→ **Short problem**
Omit all pictures, then retype the data exactly as given.

→ **Collected material**
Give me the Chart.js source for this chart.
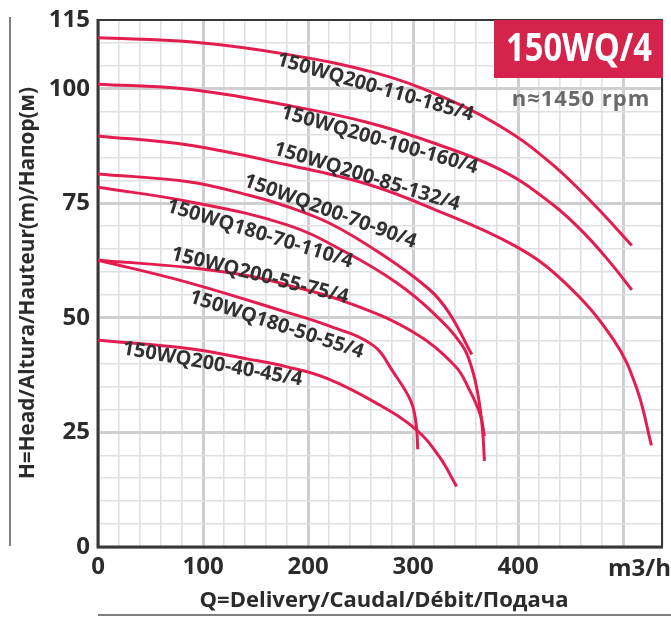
<!DOCTYPE html>
<html>
<head>
<meta charset="utf-8">
<script src="https://cdn.jsdelivr.net/npm/chart.js@4.4.0/dist/chart.umd.min.js"></script>
<style>
  html, body { margin: 0; padding: 0; background: #fff; }
  #wrap { width: 671px; height: 618px; position: relative; }
</style>
</head>
<body>
<div id="wrap"><canvas id="pumpCurves"></canvas></div>
<script>
// pump curves (Q in m3/h, H in m)
var modelNames = [
  '150WQ200-110-185/4', '150WQ200-100-160/4', '150WQ200-85-132/4', '150WQ200-70-90/4',
  '150WQ180-70-110/4', '150WQ200-55-75/4', '150WQ180-50-55/4', '150WQ200-40-45/4'
];
var qA = [0, 90, 180, 265, 322, 384.5, 431.5, 472, 508.3];
var hA = [111.1, 110.2, 107.5, 103.4, 98.8, 91.6, 83.7, 74.8, 65.8];
var qB = [0, 86, 180, 256, 321.7, 384.5, 431.5, 462.8, 488, 508.3];
var hB = [101, 99.9, 96.4, 92.7, 88, 82.2, 75, 68.5, 62, 56.1];
var qC = [0, 86, 180, 256, 319, 397, 444, 491, 513, 527];
var hC = [89.7, 87.7, 83.4, 79.2, 73.8, 65.7, 57.8, 45.2, 34.6, 22.2];
var qD = [0, 86, 143, 180, 221, 268, 315, 334, 356];
var hD = [81.4, 79.7, 76.8, 74.3, 70.6, 64.2, 56.3, 51.2, 42];
var qE = [0, 86, 180, 237, 284, 318.6, 346.8, 356, 362, 366, 368];
var hE = [78.5, 75.4, 70.3, 64.2, 57.7, 51.2, 44, 39, 33, 26, 18.8];
var qF = [0, 86, 143, 180, 237, 300, 340, 353, 364, 368];
var hF = [62.6, 61, 59.2, 57.2, 53.4, 46.9, 39.5, 34.6, 28.9, 24.2];
var qG = [0, 86, 180, 218, 262, 281, 298, 303, 304.5];
var hG = [62.6, 57.7, 51.2, 48.4, 44, 38.2, 31.8, 26.7, 21.3];
var qH = [0, 86, 143, 180, 218, 265, 303, 325, 341.5];
var hH = [45.1, 43.3, 41, 39.3, 36.8, 31.4, 25.6, 19.7, 13.2];

// where each model name sits (data units) and its tilt in degrees
var labelQ = [264, 268, 256, 221, 154, 154, 170, 109];
var labelH = [100.3, 88.8, 80.8, 73.2, 68.3, 59.2, 48.5, 39.9];
var labelTilt = [16, 16, 17, 20, 17, 14, 18, 10];

var yTickLabels = [0, 25, 50, 75, 100, 115];
var xTickLabels = [0, 100, 200, 300, 400];

var curveColor = '#e31d50';
var inkColor = '#2d2a2b';

function pts(qs, hs) {
  return qs.map(function (q, i) { return {x: q, y: hs[i]}; });
}
var allQ = [qA, qB, qC, qD, qE, qF, qG, qH];
var allH = [hA, hB, hC, hD, hE, hF, hG, hH];

var datasets = allQ.map(function (qs, i) {
  return {
    label: modelNames[i],
    data: pts(qs, allH[i]),
    borderColor: curveColor,
    borderWidth: 3,
    pointRadius: 0,
    fill: false,
    tension: 0.4
  };
});

var decorations = {
  id: 'decorations',
  beforeDatasetsDraw: function (chart) {
    var c = chart.ctx, a = chart.chartArea;
    c.save();
    c.strokeStyle = '#3a3637';
    c.lineWidth = 2;
    c.beginPath();
    c.moveTo(a.left, a.top); c.lineTo(a.right - 1, a.top); c.lineTo(a.right - 1, a.bottom);
    c.stroke();
    c.lineWidth = 3;
    c.beginPath();
    c.moveTo(a.left, a.top - 1); c.lineTo(a.left, a.bottom); c.lineTo(a.right, a.bottom);
    c.stroke();
    c.restore();
  },
  afterDatasetsDraw: function (chart) {
    var c = chart.ctx, a = chart.chartArea;
    var xs = chart.scales.x, ys = chart.scales.y;
    c.save();
    // model names along the curves
    c.fillStyle = '#333031';
    c.font = 'bold 20px "Open Sans"';
    c.textAlign = 'center';
    c.textBaseline = 'middle';
    modelNames.forEach(function (name, i) {
      c.save();
      c.translate(xs.getPixelForValue(labelQ[i]), ys.getPixelForValue(labelH[i]));
      c.rotate(labelTilt[i] * Math.PI / 180);
      c.fillText(name, 0, 0, 204);
      c.restore();
    });
    // series box, top right
    c.fillStyle = '#d6234b';
    c.fillRect(a.right - 169, a.top, 169, 58);
    c.fillStyle = '#ffffff';
    c.font = 'bold 40px "Open Sans"';
    c.fillText('150WQ/4', a.right - 84, a.top + 30, 146);
    c.fillStyle = '#6a6869';
    c.font = 'bold 22px "Open Sans"';
    c.letterSpacing = '1px';
    c.fillText('n\u22481450 rpm', a.right - 82, a.top + 80, 144);
    c.letterSpacing = '0px';
    // unit on the Q axis
    c.fillStyle = inkColor;
    c.font = 'bold 24px "Open Sans"';
    c.textAlign = 'right';
    c.fillText('m3/h', 671, a.bottom + 22);
    // axis titles with their rules
    c.textAlign = 'center';
    c.font = 'bold 22px "Open Sans"';
    c.fillText('Q=Delivery/Caudal/D\u00e9bit/\u041f\u043e\u0434\u0430\u0447\u0430', 384, 601, 414);
    c.save();
    c.translate(28, 283);
    c.rotate(-Math.PI / 2);
    c.font = 'bold 21px "Open Sans"';
    c.fillText('H=Head/Altura/Hauteur(m)/\u041d\u0430\u043f\u043e\u0440(\u043c)', 0, 0, 392);
    c.restore();
    c.strokeStyle = '#555';
    c.lineWidth = 1.5;
    c.beginPath();
    c.moveTo(10, 17); c.lineTo(10, 546);
    c.moveTo(98, 615); c.lineTo(671, 615);
    c.stroke();
    c.restore();
  }
};

new Chart(document.getElementById('pumpCurves').getContext('2d'), {
  type: 'line',
  data: {datasets: datasets},
  options: {
    responsive: true,
    maintainAspectRatio: false,
    animation: false,
    layout: {padding: {top: 15, right: 1, left: 0, bottom: 0}},
    plugins: {legend: {display: false}, tooltip: {enabled: false}},
    scales: {
      x: {
        type: 'linear',
        min: 0,
        max: 538,
        afterFit: function (s) { s.height = 71; },
        border: {display: false},
        grid: {
          drawTicks: false,
          color: function (ctx) { return ctx.tick && ctx.tick.value % 100 === 0 ? '#cfcfcf' : '#e0e0e0'; },
          lineWidth: function (ctx) { return ctx.tick && ctx.tick.value % 100 === 0 ? 3 : 1.6; }
        },
        ticks: {
          stepSize: 20,
          autoSkip: false,
          maxRotation: 0,
          padding: 8,
          color: inkColor,
          font: {family: 'Open Sans', size: 24, weight: 'bold', lineHeight: 1},
          callback: function (v) { return xTickLabels.indexOf(v) >= 0 ? String(v) : ''; }
        }
      },
      y: {
        min: 0,
        max: 115,
        afterFit: function (s) { s.width = 98; },
        border: {display: false},
        grid: {
          drawTicks: false,
          color: function (ctx) { return ctx.tick && ctx.tick.value % 25 === 0 ? '#cfcfcf' : '#e0e0e0'; },
          lineWidth: function (ctx) { return ctx.tick && ctx.tick.value % 25 === 0 ? 3 : 1.6; }
        },
        ticks: {
          stepSize: 5,
          autoSkip: false,
          padding: 8,
          color: inkColor,
          font: {family: 'Open Sans', size: 24, weight: 'bold', lineHeight: 1},
          callback: function (v) { return yTickLabels.indexOf(v) >= 0 ? String(v) : ''; }
        }
      }
    }
  },
  plugins: [decorations]
});
</script>
</body>
</html>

→ **Full answer**
Give me the Chart.js source for this chart.
<!DOCTYPE html>
<html>
<head>
<meta charset="utf-8">
<script src="https://cdn.jsdelivr.net/npm/chart.js@4.4.0/dist/chart.umd.min.js"></script>
<style>
  html, body { margin: 0; padding: 0; background: #fff; }
  #wrap { width: 671px; height: 618px; position: relative; }
</style>
</head>
<body>
<div id="wrap"><canvas id="pumpCurves"></canvas></div>
<script>
// pump curves (Q in m3/h, H in m)
var modelNames = [
  '150WQ200-110-185/4', '150WQ200-100-160/4', '150WQ200-85-132/4', '150WQ200-70-90/4',
  '150WQ180-70-110/4', '150WQ200-55-75/4', '150WQ180-50-55/4', '150WQ200-40-45/4'
];
var qA = [0, 90, 180, 265, 322, 384.5, 431.5, 472, 508.3];
var hA = [111.1, 110.2, 107.5, 103.4, 98.8, 91.6, 83.7, 74.8, 65.8];
var qB = [0, 86, 180, 256, 321.7, 384.5, 431.5, 462.8, 488, 508.3];
var hB = [101, 99.9, 96.4, 92.7, 88, 82.2, 75, 68.5, 62, 56.1];
var qC = [0, 86, 180, 256, 319, 397, 444, 491, 513, 527];
var hC = [89.7, 87.7, 83.4, 79.2, 73.8, 65.7, 57.8, 45.2, 34.6, 22.2];
var qD = [0, 86, 143, 180, 221, 268, 315, 334, 356];
var hD = [81.4, 79.7, 76.8, 74.3, 70.6, 64.2, 56.3, 51.2, 42];
var qE = [0, 86, 180, 237, 284, 318.6, 346.8, 356, 362, 366, 368];
var hE = [78.5, 75.4, 70.3, 64.2, 57.7, 51.2, 44, 39, 33, 26, 18.8];
var qF = [0, 86, 143, 180, 237, 300, 340, 353, 364, 368];
var hF = [62.6, 61, 59.2, 57.2, 53.4, 46.9, 39.5, 34.6, 28.9, 24.2];
var qG = [0, 86, 180, 218, 262, 281, 298, 303, 304.5];
var hG = [62.6, 57.7, 51.2, 48.4, 44, 38.2, 31.8, 26.7, 21.3];
var qH = [0, 86, 143, 180, 218, 265, 303, 325, 341.5];
var hH = [45.1, 43.3, 41, 39.3, 36.8, 31.4, 25.6, 19.7, 13.2];

// where each model name sits (data units) and its tilt in degrees
var labelQ = [264, 268, 256, 221, 154, 154, 170, 109];
var labelH = [100.3, 88.8, 80.8, 73.2, 68.3, 59.2, 48.5, 39.9];
var labelTilt = [16, 16, 17, 20, 17, 14, 18, 10];

var yTickLabels = [0, 25, 50, 75, 100, 115];
var xTickLabels = [0, 100, 200, 300, 400];

var curveColor = '#e31d50';
var inkColor = '#2d2a2b';

function pts(qs, hs) {
  return qs.map(function (q, i) { return {x: q, y: hs[i]}; });
}
var allQ = [qA, qB, qC, qD, qE, qF, qG, qH];
var allH = [hA, hB, hC, hD, hE, hF, hG, hH];

var datasets = allQ.map(function (qs, i) {
  return {
    label: modelNames[i],
    data: pts(qs, allH[i]),
    borderColor: curveColor,
    borderWidth: 3,
    pointRadius: 0,
    fill: false,
    tension: 0.4
  };
});

var decorations = {
  id: 'decorations',
  beforeDatasetsDraw: function (chart) {
    var c = chart.ctx, a = chart.chartArea;
    c.save();
    c.strokeStyle = '#3a3637';
    c.lineWidth = 2;
    c.beginPath();
    c.moveTo(a.left, a.top); c.lineTo(a.right - 1, a.top); c.lineTo(a.right - 1, a.bottom);
    c.stroke();
    c.lineWidth = 3;
    c.beginPath();
    c.moveTo(a.left, a.top - 1); c.lineTo(a.left, a.bottom); c.lineTo(a.right, a.bottom);
    c.stroke();
    c.restore();
  },
  afterDatasetsDraw: function (chart) {
    var c = chart.ctx, a = chart.chartArea;
    var xs = chart.scales.x, ys = chart.scales.y;
    c.save();
    // model names along the curves
    c.fillStyle = '#333031';
    c.font = 'bold 20px "Open Sans"';
    c.textAlign = 'center';
    c.textBaseline = 'middle';
    modelNames.forEach(function (name, i) {
      c.save();
      c.translate(xs.getPixelForValue(labelQ[i]), ys.getPixelForValue(labelH[i]));
      c.rotate(labelTilt[i] * Math.PI / 180);
      c.fillText(name, 0, 0, 204);
      c.restore();
    });
    // series box, top right
    c.fillStyle = '#d6234b';
    c.fillRect(a.right - 169, a.top, 169, 58);
    c.fillStyle = '#ffffff';
    c.font = 'bold 40px "Open Sans"';
    c.fillText('150WQ/4', a.right - 84, a.top + 30, 146);
    c.fillStyle = '#6a6869';
    c.font = 'bold 22px "Open Sans"';
    c.letterSpacing = '1px';
    c.fillText('n\u22481450 rpm', a.right - 82, a.top + 80, 144);
    c.letterSpacing = '0px';
    // unit on the Q axis
    c.fillStyle = inkColor;
    c.font = 'bold 24px "Open Sans"';
    c.textAlign = 'right';
    c.fillText('m3/h', 671, a.bottom + 22);
    // axis titles with their rules
    c.textAlign = 'center';
    c.font = 'bold 22px "Open Sans"';
    c.fillText('Q=Delivery/Caudal/D\u00e9bit/\u041f\u043e\u0434\u0430\u0447\u0430', 384, 601, 414);
    c.save();
    c.translate(28, 283);
    c.rotate(-Math.PI / 2);
    c.font = 'bold 21px "Open Sans"';
    c.fillText('H=Head/Altura/Hauteur(m)/\u041d\u0430\u043f\u043e\u0440(\u043c)', 0, 0, 392);
    c.restore();
    c.strokeStyle = '#555';
    c.lineWidth = 1.5;
    c.beginPath();
    c.moveTo(10, 17); c.lineTo(10, 546);
    c.moveTo(98, 615); c.lineTo(671, 615);
    c.stroke();
    c.restore();
  }
};

new Chart(document.getElementById('pumpCurves').getContext('2d'), {
  type: 'line',
  data: {datasets: datasets},
  options: {
    responsive: true,
    maintainAspectRatio: false,
    animation: false,
    layout: {padding: {top: 15, right: 1, left: 0, bottom: 0}},
    plugins: {legend: {display: false}, tooltip: {enabled: false}},
    scales: {
      x: {
        type: 'linear',
        min: 0,
        max: 538,
        afterFit: function (s) { s.height = 71; },
        border: {display: false},
        grid: {
          drawTicks: false,
          color: function (ctx) { return ctx.tick && ctx.tick.value % 100 === 0 ? '#cfcfcf' : '#e0e0e0'; },
          lineWidth: function (ctx) { return ctx.tick && ctx.tick.value % 100 === 0 ? 3 : 1.6; }
        },
        ticks: {
          stepSize: 20,
          autoSkip: false,
          maxRotation: 0,
          padding: 8,
          color: inkColor,
          font: {family: 'Open Sans', size: 24, weight: 'bold', lineHeight: 1},
          callback: function (v) { return xTickLabels.indexOf(v) >= 0 ? String(v) : ''; }
        }
      },
      y: {
        min: 0,
        max: 115,
        afterFit: function (s) { s.width = 98; },
        border: {display: false},
        grid: {
          drawTicks: false,
          color: function (ctx) { return ctx.tick && ctx.tick.value % 25 === 0 ? '#cfcfcf' : '#e0e0e0'; },
          lineWidth: function (ctx) { return ctx.tick && ctx.tick.value % 25 === 0 ? 3 : 1.6; }
        },
        ticks: {
          stepSize: 5,
          autoSkip: false,
          padding: 8,
          color: inkColor,
          font: {family: 'Open Sans', size: 24, weight: 'bold', lineHeight: 1},
          callback: function (v) { return yTickLabels.indexOf(v) >= 0 ? String(v) : ''; }
        }
      }
    }
  },
  plugins: [decorations]
});
</script>
</body>
</html>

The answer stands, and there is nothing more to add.